Their only competitor, Raytheon, acknowledges it would have been in a disadvantaged position if the air force had awarded the contract earlier this year, as planned. “They [Boeing/Lockheed] can put together a very desirable package,” says Bill Chapman, the company’s SDB II programme manager. However, Raytheon’s position was helped by the USAF’s decision to downselect to as many as two bidders in early 2006, then conduct a 42-month, $300 million risk-reduction phase. By the end of that period, Raytheon believes the technical maturity of its proposed weapon will be “very competitive” with that of the Boeing/Lockheed team, says Chapman.

Announced in late September, the Boeing/Lockheed alliance pairs the current manufacturer for SDB Increment I and the maker of the most sophisticated tri-mode seeker on the market, now in development for Lockheed’s Joint Common Missile (JCM) programme. Raytheon has experience with tri-mode seekers from taking part in the risk-reduction phase of the JCM competition and through a previous development effort for the cancelled extended-range tank munition.

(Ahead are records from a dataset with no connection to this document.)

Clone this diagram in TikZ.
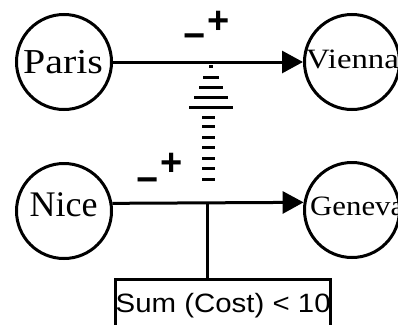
\documentclass[tikz,border=0pt]{standalone}
\usepackage{fontspec}
\setmainfont{Liberation Serif}
\newfontfamily\condfont{Liberation Sans}
\usetikzlibrary{arrows.meta}

\tikzset{
  city/.style={circle, draw, line width=3pt, minimum size=95pt, inner sep=0pt},
  cityname/.style={inner sep=0pt},
  link/.style={line width=3pt, -{Triangle[length=21pt,width=22pt]}},
  stem/.style={line width=3pt},
  sign/.style={inner sep=0pt, anchor=base, font=\condfont\bfseries\fontsize{38}{38}\selectfont},
  hatch/.style={line width=2.8pt},
  condition/.style={draw, rectangle, line width=3pt, inner sep=0pt},
  conditiontext/.style={inner sep=0pt, anchor=base west, font=\condfont\fontsize{26.5}{26.5}\selectfont},
}

\begin{document}
\begin{tikzpicture}[x=1pt, y=-1pt]
  \clip (0,0) rectangle (398,324);
  \fill[white] (0,0) rectangle (398,324);

  % cities
  \node[city] (Paris)  at (64,62)   {};
  \node[city] (Vienna) at (352,62)  {};
  \node[city] (Nice)   at (64,211)  {};
  \node[city] (Geneva) at (352,210) {};

  \node[cityname, anchor=base, font=\fontsize{35}{35}\selectfont] (ParisName) at (63,73) {\scalebox{1.14}[1]{Paris}};
  \node[cityname, anchor=base, font=\fontsize{36}{36}\selectfont] (NiceName) at (63.5,216) {Nice};
  \node[cityname, anchor=base west, font=\fontsize{28}{28}\selectfont] (ViennaName) at (306,68) {\scalebox{1.17}[1]{Vienna}};
  \node[cityname, anchor=base west, font=\fontsize{28}{28}\selectfont] (GenevaName) at (310,215) {\scalebox{1.1}[1]{Geneva}};

  % connections
  \draw[link] (Paris) -- (Vienna);
  \draw[link] (Nice.9.5) -- (Geneva.171.5);

  % signs
  \node[sign] (UpperMinus) at (195,48) {−};
  \node[sign] (UpperPlus)  at (218.5,33) {+};
  \node[sign] (LowerMinus) at (147.5,192) {−};
  \node[sign] (LowerPlus)  at (172,175) {+};

  % hatched arrow between the two connections
  \foreach \y/\w in {66.7/4, 77.3/16, 87.3/24, 97.7/34, 107.7/44}
    \draw[hatch] ({211-\w/2},\y) -- ({211+\w/2},\y);
  \foreach \y in {117.3,126.7,137.3,147.7,158.3,168.3,179.3}
    \draw[hatch] (202,\y) -- (215,\y);

  % condition box attached to the lower connection
  \node[condition, minimum width=215pt, minimum height=60pt, anchor=north west] (Limit) at (113.5,277.5) {};
  \node[conditiontext] (LimitText) at (115.5,312) {\scalebox{1.11}[1]{Sum (Cost) < 10}};
  \coordinate (tap) at (207,203);
  \draw[stem] (tap) -- (tap |- Limit.north);
\end{tikzpicture}
\end{document}
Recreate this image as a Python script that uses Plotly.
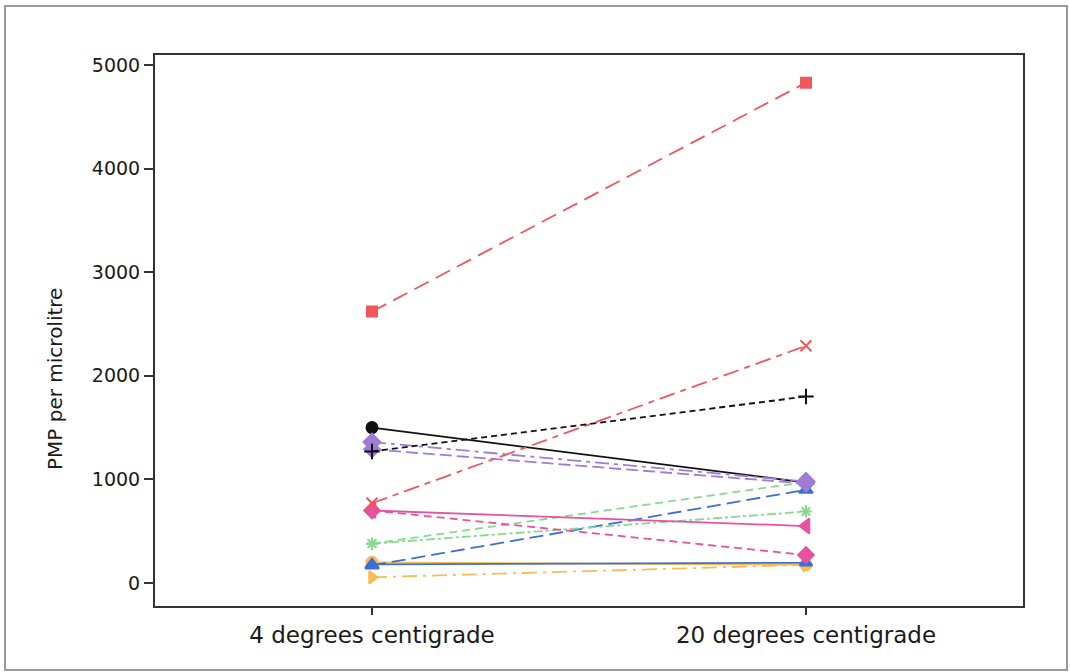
import plotly.graph_objects as go

categories = ["4 degrees centigrade", "20 degrees centigrade"]

orange_dashdot_tri = [55, 175]
orange_solid_circle = [200, 175]
blue_solid = [180, 195]
blue_longdash_tri = [170, 900]
green_dash = [380, 975]
green_dashdot_star = [380, 690]
pink_dash_diamond = [700, 270]
pink_solid_tri = [700, 550]
black_solid_circle = [1500, 970]
purple_dash = [1290, 960]
purple_longdash_diamond = [1360, 980]
red_dashdot_x = [770, 2290]
red_longdash_square = [2620, 4830]
black_dash_plus = [1270, 1800]

y_ticks = [0, 1000, 2000, 3000, 4000, 5000]
y_title = "PMP per microlitre"

RED = "#F0575C"
BLACK = "#111111"
PURPLE = "#A07CD4"
PINK = "#E8519F"
GREEN = "#86D98F"
BLUE = "#3C6FD6"
ORANGE = "#F7BC55"

series = [
    (orange_dashdot_tri, ORANGE, "longdashdot", "triangle-right", 11),
    (orange_solid_circle, ORANGE, "solid", "circle", 11),
    (blue_solid, BLUE, "solid", "triangle-up", 11),
    (blue_longdash_tri, BLUE, "14px,6px", "triangle-up", 12),
    (green_dash, GREEN, "8px,5px", "asterisk-open", 10),
    (green_dashdot_star, GREEN, "dashdot", "asterisk-open", 10),
    (pink_dash_diamond, PINK, "8px,5px", "diamond", 12),
    (pink_solid_tri, PINK, "solid", "triangle-left", 13),
    (black_solid_circle, BLACK, "solid", "circle", 11),
    (purple_dash, PURPLE, "12px,5px", "diamond", 12),
    (purple_longdash_diamond, PURPLE, "14px,5px,4px,5px", "diamond", 13),
    (red_dashdot_x, RED, "16px,6px,6px,6px", "x-thin-open", 11),
    (red_longdash_square, RED, "16px,8px", "square", 10),
    (black_dash_plus, BLACK, "6px,4px", "cross-thin-open", 11),
]

fig = go.Figure()
for vals, color, dash, sym, size in series:
    fig.add_trace(go.Scatter(
        x=categories, y=vals, mode="lines+markers",
        line=dict(color=color, width=1.8, dash=dash),
        marker=dict(color=color, symbol=sym, size=size,
                    line=dict(color=color, width=2)),
        showlegend=False, hoverinfo="skip",
    ))

W, H = 1070, 672
L, R, T, B = 155, 47, 55, 66
pw, ph = W - L - R, H - T - B

def px2x(p):
    return (p - L) / pw

def px2y(p):
    return (H - B - p) / ph

fig.add_shape(type="rect", xref="paper", yref="paper",
              x0=px2x(5), x1=px2x(1067), y0=px2y(670), y1=px2y(6),
              line=dict(color="#9a9a9a", width=2), fillcolor="rgba(0,0,0,0)",
              layer="below")

font_family = "DejaVu Sans, Verdana, sans-serif"
TXT = "#1a1a1a"

fig.add_annotation(text=y_title, xref="paper", yref="paper",
                   x=px2x(55), y=px2y(379), showarrow=False, textangle=-90,
                   xanchor="center", yanchor="middle",
                   font=dict(size=20, family=font_family, color=TXT))

fig.update_layout(
    width=W, height=H,
    margin=dict(l=L, r=R, t=T, b=B),
    paper_bgcolor="white", plot_bgcolor="white",
    font=dict(family=font_family, color=TXT),
    xaxis=dict(
        type="category", range=[-0.5, 1.5],
        showline=True, linecolor="#333333", linewidth=2, mirror=True,
        ticks="outside", ticklen=7, tickcolor="#333333", tickwidth=1.5,
        tickfont=dict(size=23, family=font_family, color=TXT),
        showgrid=False, zeroline=False,
    ),
    yaxis=dict(
        range=[-222, 5097],
        tickvals=y_ticks,
        showline=True, linecolor="#333333", linewidth=2, mirror=True,
        ticks="outside", ticklen=9, tickcolor="#333333", tickwidth=1.5,
        tickfont=dict(size=19, family=font_family, color=TXT),
        showgrid=False, zeroline=False,
    ),
)

fig.write_html("out.html")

The SDB II project requires a tri-mode seeker less sophisticated than the JCM design, relying heavily on an emerging network of sensors feeding updated co-ordinates to the guided bomb while it is in flight. That network’s still undefined status may be another reason for the USAF’s long risk-reduction phase.

The US Defense Advance Research Projects Agency has set up a project called Quint Networking Technology, which seeks to build hardware based on the weapons datalink architecture nearing completion by the US Air Force Research Laboratory.